Un’altra settimana e un’altra azione da metterci davanti agli occhi!
Insieme ad “esagerare”, “sfogare” e “insistere” questa settimana abbiamo tirato in ballo il verbo “cambiare”.
CAMBIARE è un verbo famoso nella letteratura di fede: se ne parla in ogni salsa quando si mette a tema la “conversione”.
Si parla di cambiare il cuore, cambiare la vita, cambiare tutto in funzione di un incontro che si è fatto, ed è l’incontro con Dio, che oggi per noi cristiani passa dall’incontro con Gesù.
Nella riflessione fatta coi ragazzi ho messo in luce anzitutto un’evidenza: mai come oggi sembra possibile cambiare praticamente tutto.
Si può cambiare religione, squadra di calcio, appartenenza politica, moglie e marito! Si può cambiare persino il proprio aspetto e il proprio sesso.

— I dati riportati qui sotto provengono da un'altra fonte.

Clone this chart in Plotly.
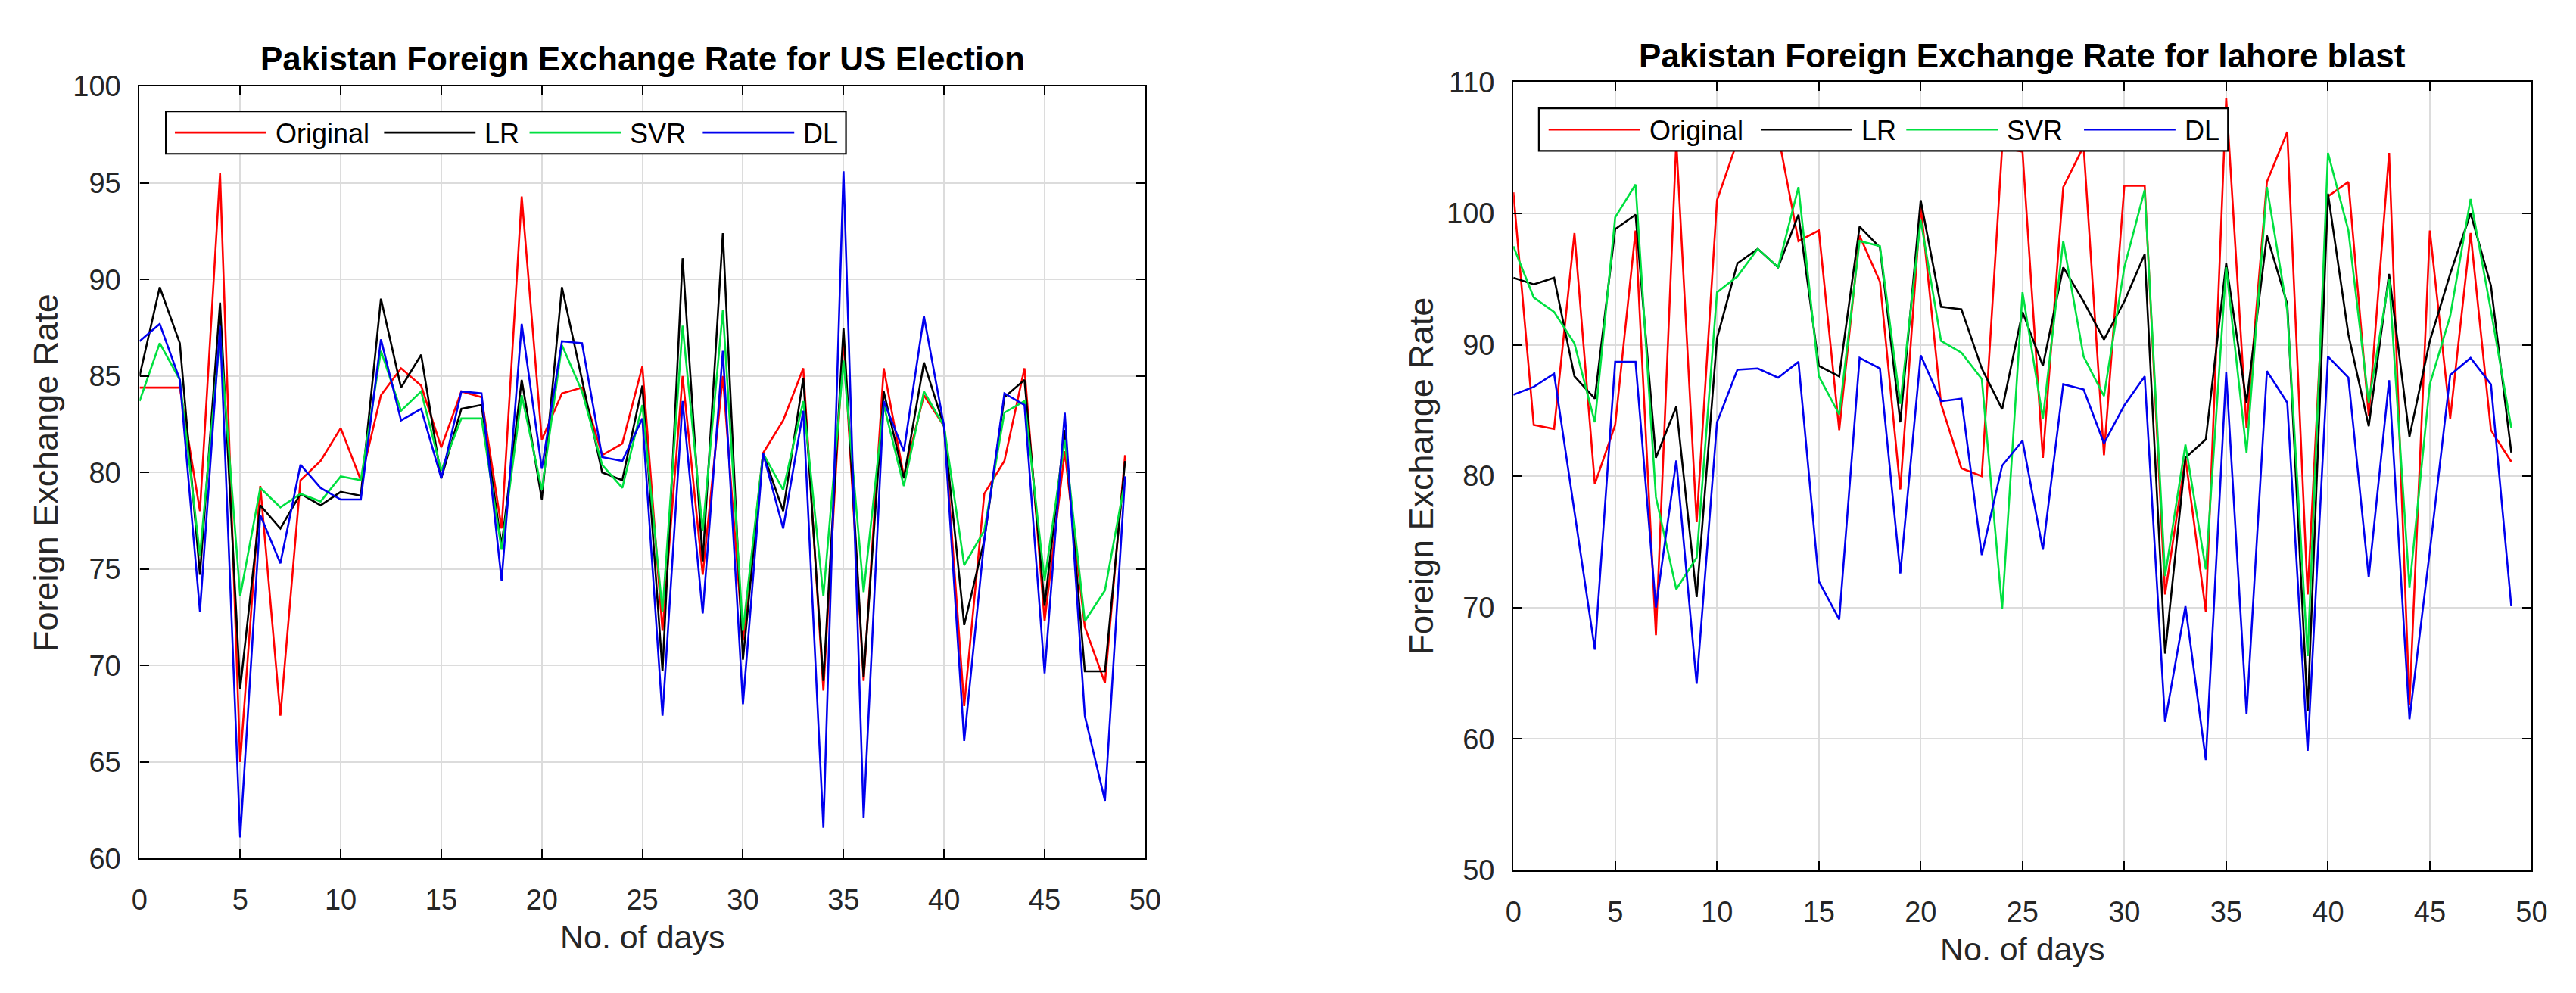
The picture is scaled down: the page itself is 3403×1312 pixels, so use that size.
import plotly.graph_objects as go

# ---------------- data ----------------
days = list(range(50))

us_original = [84.4, 84.4, 84.4, 78.0, 95.5, 65.0, 79.3, 67.4, 79.6, 80.6,
               82.3, 79.6, 84.0, 85.4, 84.5, 81.3, 84.2, 83.9, 77.1, 94.3,
               81.7, 84.1, 84.4, 80.9, 81.5, 85.5, 71.8, 85.0, 74.7, 85.0,
               71.3, 81.0, 82.7, 85.4, 68.7, 87.0, 69.2, 85.4, 79.8, 84.0,
               82.4, 67.9, 78.9, 80.6, 85.4, 72.3, 81.1, 72.0, 69.1, 80.9]
us_lr = [85.0, 89.6, 86.7, 74.7, 88.8, 68.8, 78.3, 77.1, 78.9, 78.3,
         79.0, 78.8, 89.0, 84.4, 86.1, 79.7, 83.3, 83.5, 76.2, 84.8,
         78.6, 89.6, 84.8, 80.0, 79.6, 84.5, 69.7, 91.1, 75.4, 92.4,
         70.3, 81.0, 78.0, 84.9, 69.2, 87.5, 69.4, 84.2, 79.7, 85.7,
         82.4, 72.1, 76.5, 83.9, 84.8, 73.1, 82.2, 69.7, 69.7, 80.6]
us_svr = [83.7, 86.7, 84.8, 75.7, 87.1, 73.6, 79.2, 78.2, 78.9, 78.5,
          79.8, 79.6, 86.3, 83.2, 84.2, 80.1, 82.8, 82.8, 76.0, 84.0,
          79.1, 86.6, 84.2, 80.4, 79.2, 83.5, 72.8, 87.6, 77.0, 88.4,
          71.8, 81.0, 79.1, 83.7, 73.6, 85.8, 73.8, 83.5, 79.3, 84.2,
          82.4, 75.2, 77.0, 83.1, 83.7, 74.4, 81.7, 72.3, 73.9, 79.6]
us_dl = [86.8, 87.7, 84.8, 72.8, 87.6, 61.1, 77.8, 75.3, 80.4, 79.2,
         78.6, 78.6, 86.9, 82.7, 83.3, 79.7, 84.2, 84.1, 74.4, 87.7,
         80.2, 86.8, 86.7, 80.8, 80.6, 82.8, 67.4, 83.7, 72.7, 86.3,
         68.0, 81.0, 77.1, 83.2, 61.6, 95.6, 62.1, 83.7, 81.1, 88.1,
         82.4, 66.1, 76.5, 84.1, 83.5, 69.6, 83.1, 67.4, 63.0, 79.8]

lb_original = [101.6, 83.9, 83.6, 98.5, 79.4, 83.9, 98.7, 67.9, 105.5, 76.5,
               101.0, 105.5, 107.0, 106.0, 97.9, 98.7, 83.5, 98.3, 94.8, 79.0,
               100.6, 85.5, 80.6, 80.0, 105.0, 104.7, 81.4, 102.0, 105.1, 81.6,
               102.1, 102.1, 71.0, 81.4, 69.7, 108.8, 83.7, 102.4, 106.2, 71.0,
               101.3, 102.4, 84.6, 104.6, 62.6, 98.7, 84.4, 98.5, 83.5, 81.1]
lb_lr = [95.1, 94.6, 95.1, 87.6, 85.9, 98.8, 99.9, 81.4, 85.3, 70.8,
         90.5, 96.2, 97.3, 95.9, 99.9, 88.4, 87.6, 99.0, 97.4, 84.1,
         101.0, 92.9, 92.7, 88.2, 85.1, 92.5, 88.4, 95.9, 93.3, 90.4,
         93.3, 96.9, 66.5, 81.4, 82.8, 96.2, 85.6, 98.3, 93.1, 62.1,
         101.5, 90.8, 83.8, 95.4, 83.0, 90.3, 95.4, 100.0, 94.5, 81.8]
lb_svr = [97.5, 93.6, 92.5, 90.1, 84.1, 99.7, 102.2, 78.4, 71.4, 73.8,
          94.0, 95.2, 97.3, 95.9, 102.0, 87.6, 84.7, 97.9, 97.5, 85.5,
          99.5, 90.3, 89.4, 87.4, 69.9, 94.0, 84.4, 97.9, 89.1, 86.1,
          95.9, 101.8, 72.4, 82.4, 72.9, 95.9, 81.8, 102.0, 92.6, 66.3,
          104.6, 98.7, 85.6, 95.0, 71.5, 87.0, 92.2, 101.1, 92.6, 83.7]
lb_dl = [86.2, 86.8, 87.8, 77.3, 66.8, 88.7, 88.7, 70.0, 81.2, 64.2,
         84.1, 88.1, 88.2, 87.5, 88.7, 72.0, 69.1, 89.0, 88.2, 72.6,
         89.2, 85.7, 85.9, 74.0, 80.8, 82.7, 74.4, 87.0, 86.6, 82.5,
         85.4, 87.6, 61.3, 70.1, 58.4, 87.9, 61.9, 88.0, 85.6, 59.1,
         89.1, 87.5, 72.3, 87.3, 61.5, 74.3, 87.7, 89.0, 87.0, 70.1]

series_names = ["Original", "LR", "SVR", "DL"]
series_colors = ["#ff0000", "#000000", "#00e040", "#0000ee"]

titles = ["Pakistan Foreign Exchange Rate for US Election",
          "Pakistan Foreign Exchange Rate for lahore blast"]
x_title = "No. of days"
y_title = "Foreign Exchange Rate"

x_ticks = [0, 5, 10, 15, 20, 25, 30, 35, 40, 45, 50]
y_ticks_us = [60, 65, 70, 75, 80, 85, 90, 95, 100]
y_ticks_lb = [50, 60, 70, 80, 90, 100, 110]

# ---------------- layout geometry (pixels) ----------------
W, H = 3403, 1312
FONT = "Liberation Sans, Arial, Helvetica, sans-serif"


def px_x(v):
    return v / W


def px_y(v):
    return 1 - v / H


panels = [
    dict(ax=(167, 1508, 88, 1142), leg=(202, 122, 1109, 180),
         items=[12, 291, 485, 716], yr=[60, 100], yt=y_ticks_us,
         data=[us_original, us_lr, us_svr, us_dl], title_y=50, ytitle_x=42),
    dict(ax=(1999, 3357, 82, 1158), leg=(2033, 118, 2952, 176),
         items=[13, 296, 490, 727], yr=[50, 110], yt=y_ticks_lb,
         data=[lb_original, lb_lr, lb_svr, lb_dl], title_y=46, ytitle_x=1876),
]

fig = go.Figure()
shapes = []
annotations = []

for i, p in enumerate(panels):
    xa = "x" if i == 0 else "x2"
    ya = "y" if i == 0 else "y2"
    for name, color, vals in zip(series_names, series_colors, p["data"]):
        fig.add_trace(go.Scatter(x=days, y=vals, mode="lines", name=name,
                                 line=dict(color=color, width=2.6),
                                 xaxis=xa, yaxis=ya, showlegend=False))
    x0, x1, y0, y1 = p["ax"]
    axis_common = dict(showline=True, linecolor="black", linewidth=2.2,
                       mirror="ticks", ticks="inside", ticklen=12,
                       tickwidth=2, tickcolor="black",
                       showgrid=True, gridcolor="#dcdcdc", gridwidth=1.5,
                       zeroline=False,
                       tickfont=dict(family=FONT, size=38, color="#262626"))
    xkey = "xaxis" if i == 0 else "xaxis2"
    ykey = "yaxis" if i == 0 else "yaxis2"
    fig.layout[xkey] = dict(domain=[px_x(x0), px_x(x1)], range=[0, 50],
                            tickvals=x_ticks, anchor=ya,
                            ticklabelstandoff=20, **axis_common)
    fig.layout[ykey] = dict(domain=[px_y(y1), px_y(y0)], range=p["yr"],
                            tickvals=p["yt"], anchor=xa,
                            ticklabelstandoff=15, **axis_common)
    cx = (x0 + x1) / 2
    # title
    annotations.append(dict(text="<b>" + titles[i] + "</b>", xref="paper", yref="paper",
                            x=px_x(cx), y=px_y(p["title_y"]), xanchor="center",
                            yanchor="middle", showarrow=False,
                            font=dict(family=FONT, size=44, color="black")))
    # axis titles
    annotations.append(dict(text=x_title, xref="paper", yref="paper",
                            x=px_x(cx), y=px_y(y1 + 107), xanchor="center",
                            yanchor="middle", showarrow=False,
                            font=dict(family=FONT, size=43, color="#262626")))
    annotations.append(dict(text=y_title, xref="paper", yref="paper",
                            x=px_x(p["ytitle_x"]), y=px_y((y0 + y1) / 2),
                            xanchor="center", yanchor="middle", showarrow=False,
                            textangle=-90,
                            font=dict(family=FONT, size=45, color="#262626")))
    # custom legend
    lx0, ly0, lx1, ly1 = p["leg"]
    shapes.append(dict(type="rect", xref="paper", yref="paper",
                       x0=px_x(lx0), x1=px_x(lx1), y0=px_y(ly1), y1=px_y(ly0),
                       fillcolor="white", line=dict(color="black", width=2.2),
                       layer="above"))
    ly = (ly0 + ly1) / 2
    for off, name, color in zip(p["items"], series_names, series_colors):
        sx = lx0 + off
        shapes.append(dict(type="line", xref="paper", yref="paper",
                           x0=px_x(sx), x1=px_x(sx + 122), y0=px_y(ly), y1=px_y(ly),
                           line=dict(color=color, width=2.6), layer="above"))
        annotations.append(dict(text=name, xref="paper", yref="paper",
                                x=px_x(sx + 132), y=px_y(ly + 1), xanchor="left",
                                yanchor="middle", showarrow=False,
                                font=dict(family=FONT, size=36, color="black")))

fig.update_layout(width=W, height=H, margin=dict(l=0, r=0, t=0, b=0),
                  paper_bgcolor="white", plot_bgcolor="white",
                  shapes=shapes, annotations=annotations, showlegend=False)

fig.write_html("out.html")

Mi sono tenuto lontano da un giudizio in merito a tutto questo, lasciando solo una domanda: “secondo voi è un bene o un male”? Dobbiamo sempre rifletterci sopra, per cercare di capire se il cambiamento è buono oppure no!”
Con gli animatori e con voi, mi azzardo a fare un passo avanti, proponendovi un criterio cruciale.
Prendo spunto da una frase di Ermes Ronchi che recita così:
“Noi siamo figli di un incontro.
Da lì la nostra vita cresce!
Non dunque per delle idee, o dei libri ma per degli incontri, con delle persone.
Se noi cambiamo poco nella vita è perché incontriamo poco e incontriamo male“.
Cambiare dunque è cosa buona, ma a patto che esso custodisca sempre un incontro.
Si tratta di incontrare molto, e di incontrare “bene”, altrimenti si cambia poco, o si cambia male.